Kalau kita memang mengambil pendekatan institusional maka dengan sendirinya kita mudah merasa agama kita berada dalam kedudukan terancam oleh lembaga-lembaga agama yang lain. Padahal, yang menentang Islam sebagai perangkat rohani adalah materialisme yang akhirnya berujung pada teknologi dan pengetahuan modern Namun, sebenarnya agama Islam memiliki kekuatannya sendiri, untuk menghadapi tantangan-tantangan itu. Ambil saja contoh, bagaimana sekarang ‘kesadaran beragama’ telah begitu rata berkembang di masyarakat kita. Yang menjadi masalah bagi mereka yang pesimis, adalah pertanyaan: dapatkah kesadaran seperti itu bertahan lama dan hidup subur?

Jawaban atas pertanyaan itu dapat dilihat dalam dua hal. Haruskah kita melihat agama berfungsi penuh dalam kehidupan yang secara berseloroh diungkapkan dengan kalimat lain, yaitu sesuatu yang bersifat maksimal pada saat ini?

Jawaban lain adalah bahwa agama harus didekati secara parsial, artinya keadaan minimal pun harus diterima sebagai salah satu tahapan menuju kepada kesempurnaan. Apa yang diperbuat Sultan Agung Hanjokrokusumo dari Wangsa Mataram di abad ketujuhbelas masehi, adalah contoh yang tepat dalam hal ini. Ia hanya ‘mengislamkan’ bangsa Jawa dalam dua hal: menetapkan kalender atau penanggalan dan menetapkan fiqh/hukum Islam dalam perkawinan, perceraian, rujuk dan pembagian warisan. Itupun, kalendernya dinamai tahun Sakka, sedangkan nama itu sendiri berasal dari zaman pra-Islam. la menolak anggapan bahwa wayang dan sebagainya bertentangan dengan Islam. Baginya, wayang adalah budaya daerah yang dapat dilestarikan dan tidak perlu dipertentangkan dengan agama tersebut.

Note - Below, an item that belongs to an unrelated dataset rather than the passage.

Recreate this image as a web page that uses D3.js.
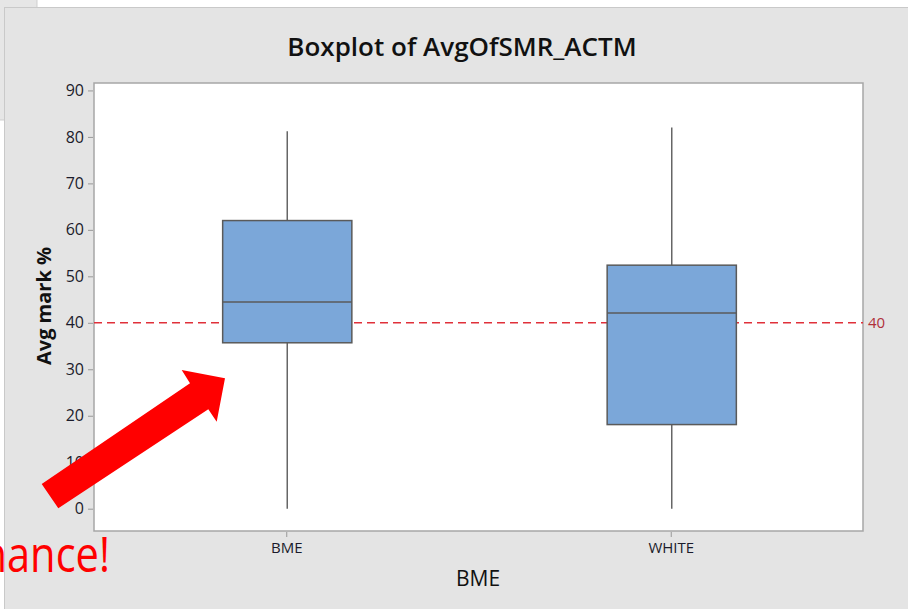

Penulis menyampaikan masalah ini di hadapan rapat kerja regional Timur Tengah di Beirut tahun lalu. Kemudian peserta bernama Ibu Shaliha dari Turki bertanya: ia menyaksikan teman-temannya yang berjumlah tiga puluh tujuh orang mati terbakar di sebuah hotel kecil di depan tempat ia bekerja. Pembakaran itu terjadi, karena rakyat ‘dibakar’ oleh seorang mubaligh lokal, karena seminar yang diikutinya membahas sekularisme di Turki. Sejak itu, sudah sebelas tahun ia tinggal di Sivas dan tidak kembali ke Jerman, tempat kelahirannya. Ia takut ditanya adakah Islam agama yang toleran? Karena itu tulisan-tulisannya di media Jerman dikirimkannya perpos sejak sebelas tahun yang lalu.

Penulis menjawab, dalam Islam dikenal adanya dua macam pengetahuan, yaitu sekadar tabu (to know) saja atau pengertian (understanding), yang awal dinamai ma’arif dan yang kedua Ilm (pelakunya di sebuat ‘arif dan alim).

Betapa banyak hal-hal tragis/menyedihkan terjadi karena manusia tidak dapat membedakan antara mengetahui dan mengerti akan perjalanan hidup. Karena itu, atas nama agama Islam dilakukan tindak kekerasan. Padahal, perbuatan itu hanya dapat dibenarkan kalau orang-orang Islam diusir dari rumah mereka (Idza ukhriju min dfiyahrihim). Prinsip fiqh ini jarang diketahui orang sehingga banyak terjadi tindak kekerasan di kalangan mereka. Sebenarnya, hal ini tidak perlu terjadi jika tidak ada proses pendangkalan agama dalam sejarah Islam sendiri. Karenanya, perlu dilakukan juga pendidikan ulang (re-eduksi) di kalangan mereka.

Tentu saja, hal itu tidak perlu harus melalui pengajaran di sekolah, karena upaya menerangkan Islam pada khalayak ramai dapat digunakan untuk maksud di atas. Di sini kita lihat, ada proses melestarikan dan membuang, yang lumrah saja berlangsung dalam sejarah manusia, bukan?